Coding Interview Questions | Three Sum

January 10th, 2024

Three Sum Problem Introduction:

This summary will talk about my solution to the three sum problem as seen on leetcode here.

How do you solve the Three Sum Problem Using Two Pointers?

Solution:

function threeSum(nums: number[]): number[][] {
  const result: number[][] = [];

  nums.sort((a, b) => a - b);

  for (let i = 0; i < nums.length - 2; i++) {
    if (i > 0 && nums[i] === nums[i - 1]) {
      // Skip duplicate elements
      continue;
    }

    let left = i + 1;
    let right = nums.length - 1;

    while (left < right) {
      const sum = nums[i] + nums[left] + nums[right];

      if (sum === 0) {
        result.push([nums[i], nums[left], nums[right]]);
        left++;
        right--;

        // Skip duplicate elements
        while (left < right && nums[left] === nums[left - 1]) {
          left++;
        }
        while (left < right && nums[right] === nums[right + 1]) {
          right--;
        }
      } else if (sum < 0) {
        left++;
      } else {
        right--;
      }
    }
  }

  return result;
}

Three Sum Solution Summary:

Below is a breakdown of the key aspects of the provided solution:

1. Array Sorting: The algorithm starts by sorting the input array nums in ascending order. Sorting is crucial for identifying patterns and simplifying the process of finding unique triplets.

2. Iterative Approach: The algorithm uses a nested loop structure to iterate through the sorted array. The outer loop (for (let i = 0; i < nums.length - 2; i++)) selects the first element of a potential triplet.

3. Duplicate Skip Handling: To avoid duplicate triplets, the algorithm skips over consecutive identical elements during both the outer and inner loops (if (i > 0 && nums[i] === nums[i - 1]) and while (left < right && nums[left] === nums[left - 1]) and while (left < right && nums[right] === nums[right + 1])).

4. Two-Pointer Technique: The core of the solution lies in the two-pointer technique. Inside the nested loops, two pointers (left and right) are adjusted based on the sum of the current triplet. This efficiently explores all possible triplet combinations.

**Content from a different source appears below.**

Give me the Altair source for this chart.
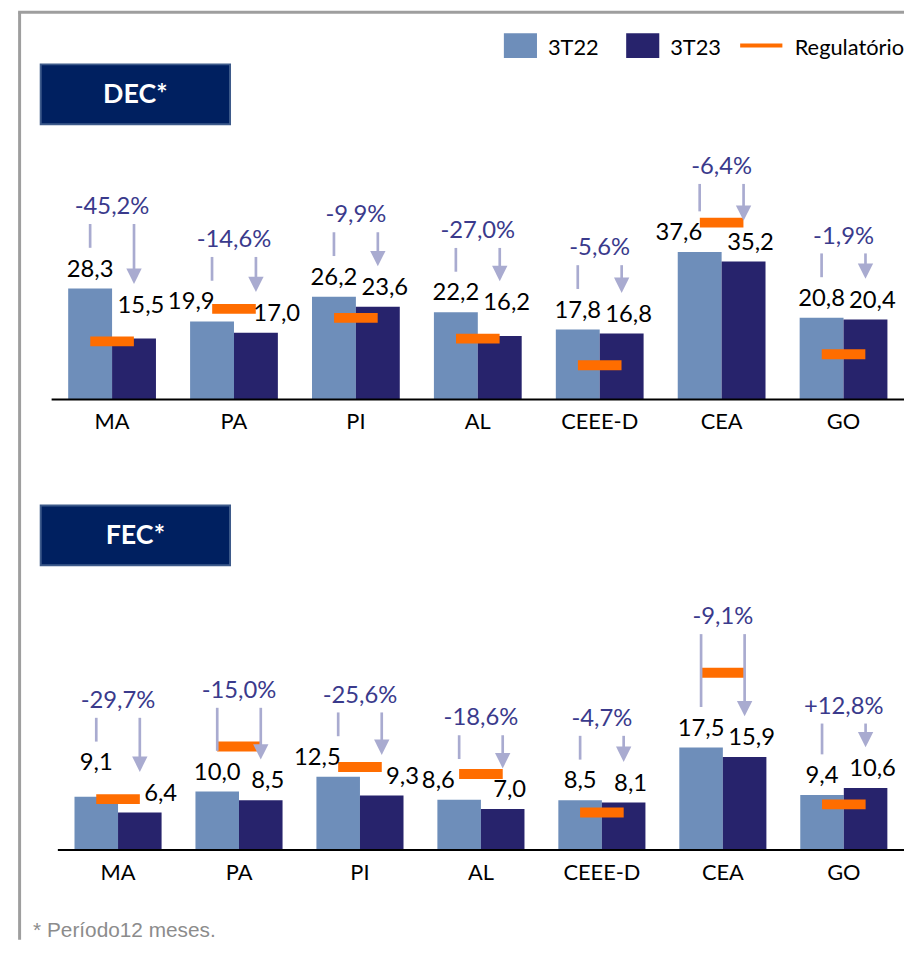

5. Triplet Validation and Storage: When the sum of the current triplet equals zero, it is considered a valid solution, and the triplet is stored in the result array. The pointers are then adjusted to explore other potential solutions.

Complexities:

1. Time Complexity: The time complexity of the solution is O(n^2), where n is the size of the input array. The nested loops iterate through the array, and the two-pointer technique ensures an efficient exploration of triplets.

2. Space Complexity: The space complexity is O(1) as the algorithm uses a constant amount of extra space, excluding the input and output. The result is not considered in the space complexity analysis since it is part of the function’s output.